China and the G77 claimed that the Copenhagen Climate talks have broken down, degenerating into a fight between developed and the developing world.

The chief negotiator for China and the G77, Mr. Di-Aping said the talks have reached a deadlock because the developed world is not committed to helping poor countries in their efforts to adapt to and mitigate the effects of climate change.

Meanwhile, world leaders have begun arriving at the Copenhagen summit as efforts continue to salvage the talks.

Full ministerial sessions have begun, amid fears too little progress has been made so far.

UN Secretary General Ban Ki-Moon says rich and poor nations should stop blaming each other for their differences and bring new and more ambitious proposals to the table.

Speaking at the opening of the plenary session, Mr. Ban urged the delegates to compromise to overcome problems encountered so far.
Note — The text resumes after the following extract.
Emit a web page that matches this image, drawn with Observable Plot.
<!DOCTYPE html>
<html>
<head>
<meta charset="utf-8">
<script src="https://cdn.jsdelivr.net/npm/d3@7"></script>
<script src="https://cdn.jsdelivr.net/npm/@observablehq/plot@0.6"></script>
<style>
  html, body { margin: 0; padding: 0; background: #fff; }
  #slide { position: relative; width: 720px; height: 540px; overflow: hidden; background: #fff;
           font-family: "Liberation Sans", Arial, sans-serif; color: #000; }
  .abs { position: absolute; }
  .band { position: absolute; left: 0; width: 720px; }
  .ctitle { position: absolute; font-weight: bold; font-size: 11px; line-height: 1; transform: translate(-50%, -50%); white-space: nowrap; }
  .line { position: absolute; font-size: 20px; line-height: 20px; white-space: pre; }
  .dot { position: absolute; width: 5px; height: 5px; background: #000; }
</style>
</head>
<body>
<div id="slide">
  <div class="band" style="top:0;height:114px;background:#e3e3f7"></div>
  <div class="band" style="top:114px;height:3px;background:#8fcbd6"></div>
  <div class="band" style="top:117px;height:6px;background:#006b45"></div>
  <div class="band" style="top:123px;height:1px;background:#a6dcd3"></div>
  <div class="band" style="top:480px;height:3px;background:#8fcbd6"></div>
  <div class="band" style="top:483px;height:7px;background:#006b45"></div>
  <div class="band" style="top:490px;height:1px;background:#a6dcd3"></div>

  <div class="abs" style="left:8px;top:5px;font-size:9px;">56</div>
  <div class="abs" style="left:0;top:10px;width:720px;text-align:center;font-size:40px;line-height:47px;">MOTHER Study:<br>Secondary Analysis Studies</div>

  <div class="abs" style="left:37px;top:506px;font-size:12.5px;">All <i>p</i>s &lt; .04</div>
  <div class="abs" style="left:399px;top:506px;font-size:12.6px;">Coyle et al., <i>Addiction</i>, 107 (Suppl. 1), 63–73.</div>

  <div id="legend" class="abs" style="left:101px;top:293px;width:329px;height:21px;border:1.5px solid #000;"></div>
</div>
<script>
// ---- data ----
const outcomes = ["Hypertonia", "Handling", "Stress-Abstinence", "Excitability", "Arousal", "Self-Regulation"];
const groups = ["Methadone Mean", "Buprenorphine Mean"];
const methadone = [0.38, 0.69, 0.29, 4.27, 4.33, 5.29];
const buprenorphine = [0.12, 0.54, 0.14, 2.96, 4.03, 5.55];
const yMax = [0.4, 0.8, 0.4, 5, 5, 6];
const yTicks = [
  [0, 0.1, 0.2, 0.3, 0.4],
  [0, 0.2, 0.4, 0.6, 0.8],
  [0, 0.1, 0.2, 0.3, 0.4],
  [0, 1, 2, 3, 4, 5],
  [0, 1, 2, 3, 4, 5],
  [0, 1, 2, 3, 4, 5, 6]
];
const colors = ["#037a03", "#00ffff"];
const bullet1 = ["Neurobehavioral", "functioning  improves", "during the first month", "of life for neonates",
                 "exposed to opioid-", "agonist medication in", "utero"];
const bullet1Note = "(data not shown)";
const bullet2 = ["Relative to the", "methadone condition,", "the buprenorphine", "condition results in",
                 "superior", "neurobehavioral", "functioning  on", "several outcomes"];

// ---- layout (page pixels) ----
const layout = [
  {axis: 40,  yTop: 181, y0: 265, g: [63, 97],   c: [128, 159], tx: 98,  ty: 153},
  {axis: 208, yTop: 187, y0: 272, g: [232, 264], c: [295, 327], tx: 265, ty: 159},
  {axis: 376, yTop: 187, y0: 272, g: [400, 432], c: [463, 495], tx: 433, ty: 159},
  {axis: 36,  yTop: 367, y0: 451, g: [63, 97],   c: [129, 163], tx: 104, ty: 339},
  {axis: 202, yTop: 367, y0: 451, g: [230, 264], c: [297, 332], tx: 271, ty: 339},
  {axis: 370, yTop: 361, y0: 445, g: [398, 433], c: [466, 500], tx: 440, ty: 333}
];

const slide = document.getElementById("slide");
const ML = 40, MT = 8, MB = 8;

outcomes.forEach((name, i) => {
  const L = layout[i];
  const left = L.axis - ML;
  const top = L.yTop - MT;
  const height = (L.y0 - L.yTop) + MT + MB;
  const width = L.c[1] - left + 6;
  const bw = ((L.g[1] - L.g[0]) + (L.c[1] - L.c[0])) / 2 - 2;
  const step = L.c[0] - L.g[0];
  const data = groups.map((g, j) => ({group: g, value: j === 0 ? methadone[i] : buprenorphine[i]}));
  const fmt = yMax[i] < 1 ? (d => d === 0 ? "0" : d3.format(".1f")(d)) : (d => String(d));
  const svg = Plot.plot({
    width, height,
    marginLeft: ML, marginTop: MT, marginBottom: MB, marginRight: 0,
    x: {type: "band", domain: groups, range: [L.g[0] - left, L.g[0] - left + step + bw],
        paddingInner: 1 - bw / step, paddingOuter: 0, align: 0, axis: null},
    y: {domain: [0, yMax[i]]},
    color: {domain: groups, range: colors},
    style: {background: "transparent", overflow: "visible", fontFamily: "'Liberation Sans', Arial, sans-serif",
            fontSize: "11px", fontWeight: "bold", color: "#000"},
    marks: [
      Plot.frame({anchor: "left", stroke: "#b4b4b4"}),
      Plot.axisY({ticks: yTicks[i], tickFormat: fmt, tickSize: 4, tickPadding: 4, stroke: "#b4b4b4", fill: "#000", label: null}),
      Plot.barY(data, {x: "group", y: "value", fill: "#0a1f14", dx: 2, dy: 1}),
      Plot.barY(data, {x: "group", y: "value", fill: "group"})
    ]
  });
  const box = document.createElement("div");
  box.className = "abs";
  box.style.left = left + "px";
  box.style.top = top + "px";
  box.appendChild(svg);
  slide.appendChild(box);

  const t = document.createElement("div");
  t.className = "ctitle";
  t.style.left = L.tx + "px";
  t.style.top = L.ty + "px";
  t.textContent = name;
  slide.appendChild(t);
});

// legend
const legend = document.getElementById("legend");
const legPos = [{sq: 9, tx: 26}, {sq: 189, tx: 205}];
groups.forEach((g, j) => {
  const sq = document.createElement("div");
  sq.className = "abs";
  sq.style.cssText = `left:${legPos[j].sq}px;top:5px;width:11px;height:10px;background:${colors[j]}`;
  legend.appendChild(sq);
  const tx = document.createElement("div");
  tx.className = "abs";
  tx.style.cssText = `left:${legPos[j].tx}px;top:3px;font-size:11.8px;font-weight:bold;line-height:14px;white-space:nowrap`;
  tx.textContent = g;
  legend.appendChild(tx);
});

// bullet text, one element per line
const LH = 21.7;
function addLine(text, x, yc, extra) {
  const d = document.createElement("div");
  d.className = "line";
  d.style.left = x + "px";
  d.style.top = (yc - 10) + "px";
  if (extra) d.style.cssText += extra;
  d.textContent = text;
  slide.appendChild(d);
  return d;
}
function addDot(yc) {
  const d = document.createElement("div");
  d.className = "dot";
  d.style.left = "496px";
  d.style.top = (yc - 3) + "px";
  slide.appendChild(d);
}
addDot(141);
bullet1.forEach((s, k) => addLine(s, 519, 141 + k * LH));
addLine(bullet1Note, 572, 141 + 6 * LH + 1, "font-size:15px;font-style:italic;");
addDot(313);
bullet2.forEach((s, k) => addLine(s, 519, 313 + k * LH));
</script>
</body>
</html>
We have come a long way. Let us not falter in the home stretch, he said. Our goal is to lay the foundation for a legally binding climate treaty as early as possible in 2010. We do not have another year to deliberate - nature does not negotiate with us.

French President Nicolas Sarkozy, US President Barack Obama, German Chancellor Angela Merkel and British Prime Minister Gordon Brown have held a 50-minute joint telephone call to discuss progress at UN climate talks in Denmark.

Observers say there are still deep divisions between rich and poor nations, which highlighted by the Americans saying they do not expect to offer any further cuts in their carbon emissions.

Developing countries have meanwhile accused industrialized nations of going back on their commitment to fight climate change.